Fall semester of my super senior year. I get on my facebook and see a wallpost from a friend that says "poor chris." I'm confused about what even though I know which Chris the friend was referring to- we only have 1 mutual friend named Chris. I post back on his wall saying "poor chris? what happened to him?" A few days later I got an e-mail saying how he was sorry to tell me online, but Chris shot himself in the head last monday. Tears came so quickly it scared me. My breath shortened and I couldn't breathe. I stood up to find somewhere to go, and I grabbed my cell phone and stumbled out of my building toward the back parking lot. Tears were streaming and my breath was still ragged and my legs literally gave out under me just before the bench next to the sidewalk. I lurched forward and sobbed so hard I almost threw up. In fact I gagged a bit. A friend of mine saw me stumble out of the lounge and came over and threw her arms around me and held me and let me scream and cry, all the while muttering "Why God, not Chris." The facts were confirmed later.

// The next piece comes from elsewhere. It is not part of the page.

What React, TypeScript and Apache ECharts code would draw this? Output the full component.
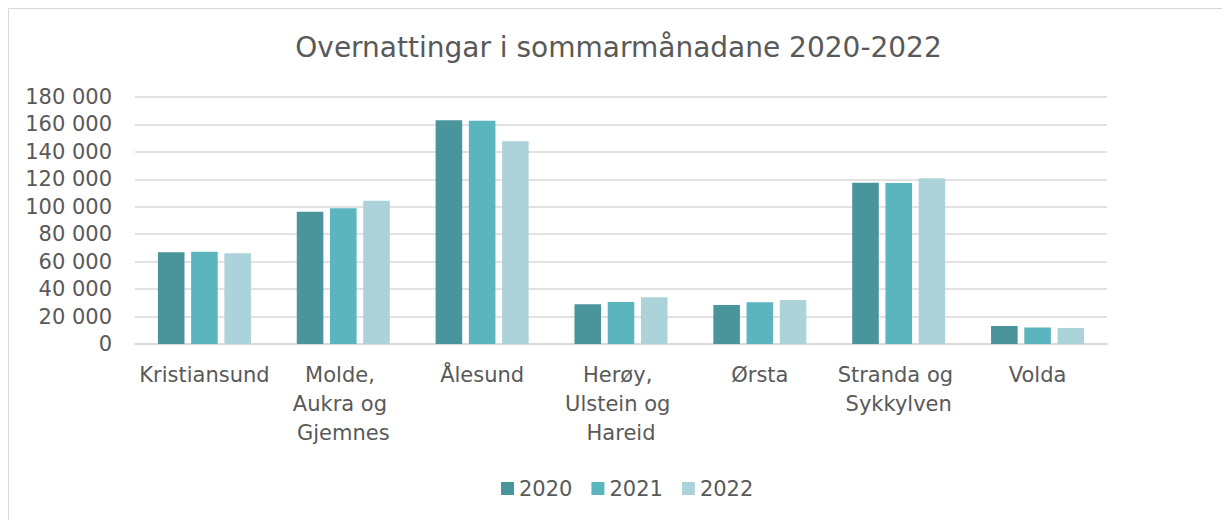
import React, { useEffect, useRef } from "react";
import * as echarts from "echarts";

const categories = [
  "Kristiansund",
  "Molde, Aukra og Gjemnes",
  "Ålesund",
  "Herøy, Ulstein og Hareid",
  "Ørsta",
  "Stranda og Sykkylven",
  "Volda",
];
const seriesNames = ["2020", "2021", "2022"];
const values2020 = [66800, 96400, 163000, 28900, 28400, 117600, 13100];
const values2021 = [67300, 98900, 162700, 30600, 30400, 117300, 12100];
const values2022 = [66100, 104400, 147700, 34000, 32100, 120700, 11700];
const colors = ["#4A959B", "#5AB5BF", "#ADD3DA"];
const titleText = "Overnattingar i sommarmånadane 2020-2022";

const FONT = "DejaVu Sans";
const TEXT = "#595959";

export default function App() {
  const ref = useRef<HTMLDivElement>(null);
  useEffect(() => {
    if (!ref.current) return;
    const chart = echarts.init(ref.current, null, { renderer: "svg" });
    const data = [values2020, values2021, values2022];
    chart.setOption({
      animation: false,
      backgroundColor: "#ffffff",
      title: {
        text: titleText,
        left: "center",
        top: 19,
        textStyle: { fontFamily: FONT, fontSize: 28, fontWeight: "normal", color: TEXT },
      },
      legend: {
        data: seriesNames,
        left: 487,
        top: 464,
        itemWidth: 13,
        itemHeight: 13,
        itemGap: 19,
        icon: "rect",
        textStyle: { fontFamily: FONT, fontSize: 21, color: TEXT },
      },
      grid: { left: 126, right: 121, top: 88, height: 247, containLabel: false },
      xAxis: {
        type: "category",
        data: categories,
        axisLine: { show: true, lineStyle: { color: "#d9d9d9", width: 1.5 } },
        axisTick: { show: false },
        axisLabel: {
          fontFamily: FONT,
          fontSize: 21,
          color: TEXT,
          margin: 16,
          lineHeight: 29,
          width: 136,
          overflow: "break",
          interval: 0,
        },
      },
      yAxis: {
        type: "value",
        min: 0,
        max: 180000,
        interval: 20000,
        axisLine: { show: false },
        axisTick: { show: false },
        splitLine: { lineStyle: { color: "#d9d9d9", width: 1.5 } },
        axisLabel: {
          fontFamily: FONT,
          fontSize: 21,
          color: TEXT,
          margin: 23,
          formatter: (v: number) => String(v).replace(/\B(?=(\d{3})+(?!\d))/g, " "),
        },
      },
      series: seriesNames.map((name, i) => ({
        name,
        type: "bar",
        data: data[i],
        barGap: "25%",
        barCategoryGap: "33%",
        itemStyle: { color: colors[i] },
      })),
    });
    return () => chart.dispose();
  }, []);
  return (
    <div
      ref={ref}
      style={{
        width: 1221,
        height: 520,
        border: "1px solid #d9d9d9",
        boxSizing: "border-box",
        background: "#fff",
      }}
    />
  );
}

I've still never found an obituary for my dear friend Chris. 
Now I need to stop typing all this because the tears are about to start flowing again. I was closer to Chris than I was with Katie, and on a weekly basis I'm reminded of my amazing, Chinese food-eating, purple-haired, oboe playing friend. God almighty do I want him back. I wish so badly I had kept up with him more because I have a survivor's guilt in that maybe I could have done something to help him. 

Part 3.
How have I survived? I've experienced such deep loss with friends that it's almost made me vomit. But for the grace of God. If it weren't for Jesus I swear I might have given up on life myself a few times. Maybe that's the key to surviving the death of a spouse. But God. 

My God, I thank you that You've never let me give up. I thank you that You've never given up on me. I pray that You'll give me strength to keep going even when I feel like I'm about to fall apart. Amen.